P&O boss Peter Hebblethwaite apologises to workers affected
Mr Lynch told MPs that P&O Ferries had committed "flagrant breaches of the law".
He said: "They've done it deliberately and they've factored in what they're going to have to pay for it, and they're threatening and blackmailing our people, saying 'if you do not sign this document by next Thursday, you will be out of work and you'll potentially get no award whatsoever, and you have to give up all of your legal rights to take this company to task'.
"This is absolutely outrageous."
"The whole thing is a setup and the law in this country is a shambles.
RMT General Secretary Mick Lynch describes staff being intimidated by people in secutiy outfits
"The politicians and the lawyers in this country have watched over the last 30 years, while not only workers have been made vulnerable, but our merchant marine has been decimated and destroyed.
"If this goes the way it's likely to go from what I've seen, we won't have a merchant navy in this country.
"There will be no ratings working in British ports. British ships will cease to exist, and British ratings will cease to exist.

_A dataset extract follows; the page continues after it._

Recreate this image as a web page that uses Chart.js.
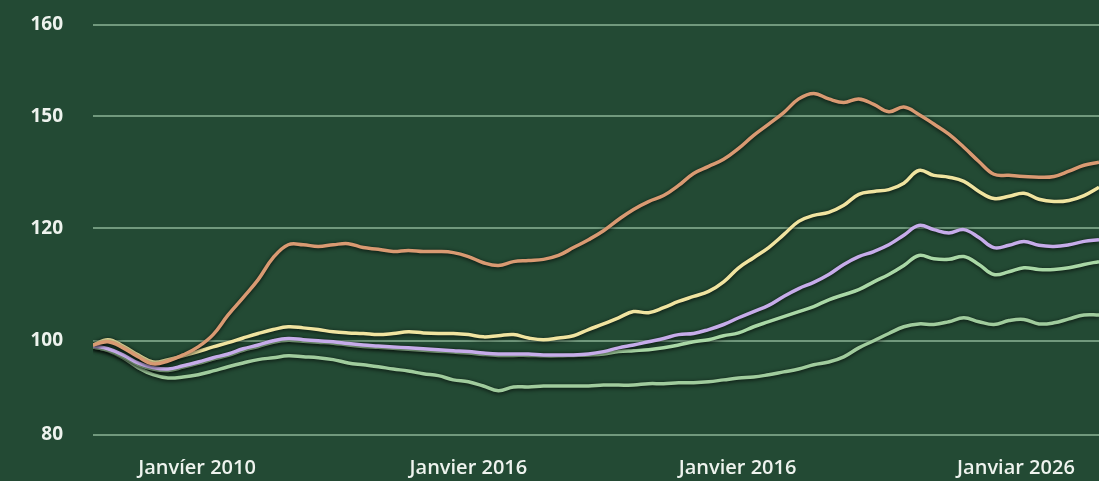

"That's what P&O are aiming to achieve, to kill our merchant marine and to kill our employment laws, and something's got to be done about it today." He continued that there was no issue between P&O and the Union, and that the two sides were due to meet about the prospect of new vessels and new staff on March 18.
Nautilus General Secretary Mark Dickenson referred to people's personal property from the Pride of Kent being dumped by the bins.
He told MPs he had received a photo of crew's binbags ready to be thrown into skips.
Nautilus General Secretary Mark Dickenson
Andrew Burns QC, barrister at Devereaux Chambers, told MPs “all employers with ships must give a notice to the appropriate authority 45 days before dismissal”.
He continued: “My understanding from what I’ve been told this morning is that the notice was given to the appropriate authorities in the countries where the ships are flagged only on the day of the dismissals and not in advance.”
That “appears to be a breach” of employment law, and “it may be that (P&O Ferries) are liable to a prosecution”, he said.
And Tory MP Nusrat Ghani told the hearing she had been told of safety concerns by a newly hired agency worker on the P&O Ferries ship.
She said: “They sent me a message which has given me a huge amount of anxiety.
“They said to me: ‘The safety of the vessel has not been considered.
“The crew that I am with have no knowledge of the vessel.
“The ship is currently in a situation whereby the engine could stop running as a crew do not know how to transfer fuel to them.
“This morning the vessel almost ran out of water.”
Speaking after the meeting Darren Jones, who chairs the business committee, said he was “amazed” by Mr Hebblethwaite’s evidence.
The Labour MP remarked: “He should be fined, struck off and prosecuted.”